もともとは会員費という収入をもたらすマーケティングのツールでしかなかったが、会員に特典や特権を提供することで次々と隣接商品やビジネスに展開していくツールとなっている。

プライム・ビデオやプライムデーが年々拡大されているのはそのためであり、こうしたプライム会員にアクセスするためにFBAの出店者はAmazonに手数料を払っているのである。

プライムの即日配送に対応するための物流拠点は、もともとAmazonのビジネスモデルにそぐわなかった食品などの分野への進出を支えることにもなっている。

つまり、本業の動力源となりつつ新しい市場展開の道を作るプライムは、単体ではビジネスとして成立しないが、Amazonの各事業をつなぐ中枢神経系のような役割を果たすようになっているのである。

AIとEcho

Amazon Goが今までつながっていなかったビジネスをつなげたように、AIもクラウドから小売まで様々なビジネスを一層つなげていくであろう。

Amazon.comの売り上げを伸ばし、コンテンツを活用しているEchoの成功にもそれは見て取れる。

「他のたくさんのテクノロジーに比べたときに一番興味深いのは、機械学習がいかに横展開可能かということだ。ビジネスでも行政でも、実際なんであろうと(機械学習を使って)改善することが不可能な分野は1つもないからね」とベゾスは言う。

長期視点の計画図

HQ2の場所については年内に決定するとのことだが、働く場所についてベゾスは「年々どこでも良くなってきている」と言っている。

「きちんとやり方を定めれば計画図に沿って働くことができるから、同じ建物にいる必要はない。同じ都市でなくても同じタイムゾーンでなくても構わない」

ベゾスが日々行っているのはほとんどこの「計画図」の作成のみである。日々の運営は全て部下に任せている。

ベゾスは自分の仕事に関して「今のことに引きずり込まれることはほとんどないね。自分は2、3年先のことを考えているし、幹部もほぼ全員そういう設定」と述べており、「四半期の決算報告後に『すごいね、素晴らしい四半期だ』と友人に言われるんで『ありがとう、でもあの四半期は3年前に出来上がってたからね』と返している。今も2021年の四半期の1つの計画を立てているところ」と説明している。
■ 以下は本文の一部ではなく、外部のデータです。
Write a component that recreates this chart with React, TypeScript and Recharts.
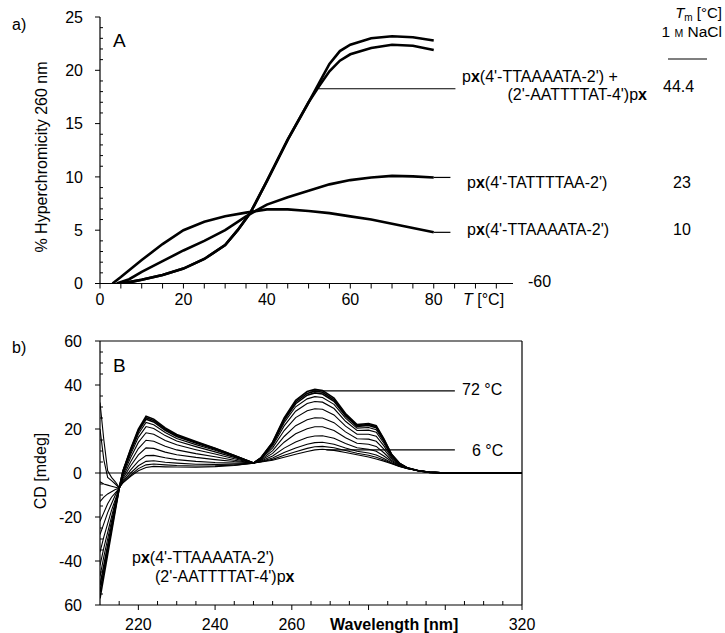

「アイデアを出すのが仕事。皆で座って1つのアイデアについて考えることもできるが、1時間で100個のアイデアを出してこのホワイトボード埋めることもできる。ブレインストーミングをしない週があるときはオフィスで『おい、お前ら、手伝ってくれよ』と文句を言ってますね」とのこと。

 

イノベーションするか、ジェフ・ベゾスにイノベーションされるかのどちらかだということをアメリカのビジネス界は心しておくべきだ。